As Image grew and changed, I drifted from comics, saturated by the multiple spin-offs and muscled up superheroes with implausible fire arms – but so too had my idols. Jim Lee returned to DC to work on Batman and Superman, Rob Liefeld went back to Marvel to do Deadpool and Cable, while Todd McFarlane had all but given up drawing and moved on to action figures. However, in that period little did I know that Image had continued to flourish as the home of creator owned titles and a new generation were taking on the titles I had dismissed or were starting their own books and making their own names. Names like Brian Bendis, Warren Ellis, Mark Millar, Kurt Busiek, Ed Brubaker and Robert Kirkman were creating books like Powers, The Authority, Astro City, Criminal and The Walking Dead. Gone were the steroidal superheroes of the 1990s, replaced with gritty, smart genre books. And those that remained had been given an ultra-intelligent, post-modern take, making superheroes relevant again (or at the very least making them sweary, violent and epic!) These new super-star writers and artists would inevitably be poached by the big two and would help reshape how people viewed comics in the 21st century, but it was their Image work which would often be their calling cards.
Although the founders remained (Erik Larsen is still plugging away on Savage Dragon after 175+ issues!) they were often in less prominent roles, but what was driving the company forward was the ethos that founded it in the first place – that creators should be allowed a chance to create. Thanks to books like Powers and Criminal I rediscovered my love for comics and with it I discovered books like Chew, Pigs and of course their new marquee title, The Walking Dead. But I also rediscovered old favourites like WildCATs and Stormwatch with their new, dynamic, creative teams who had moved them in fantastic and exciting directions. That in turn inspired me to pick up their subsequent books for ‘The Big Two’ as Image’s legacy now extended beyond the titles I had loved as a kid and into a new generation of must-read books.
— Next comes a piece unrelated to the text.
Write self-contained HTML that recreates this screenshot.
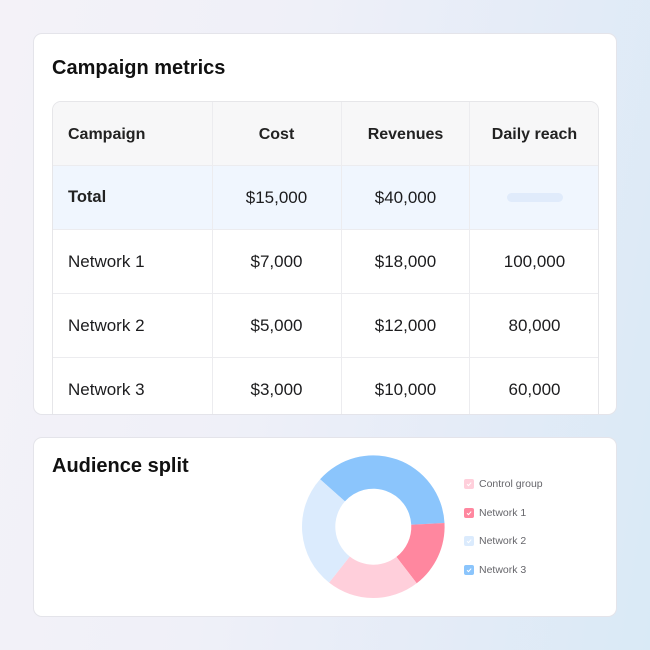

I can’t imagine the Ultimates without Hitch and Millar cutting their teeth on The Authority or Jim Lee’s All Star Batman without his stint on WildCATs or Marvel’s Civil War without Brian Bendis having tried it our first in Powers?
Image’s influence on the last 20 years of comics has been profound, both to the industry and to me personally and so it is I wish them a very happy birthday and look forward to another 20 years of innovation and exciting, unorthodox comics.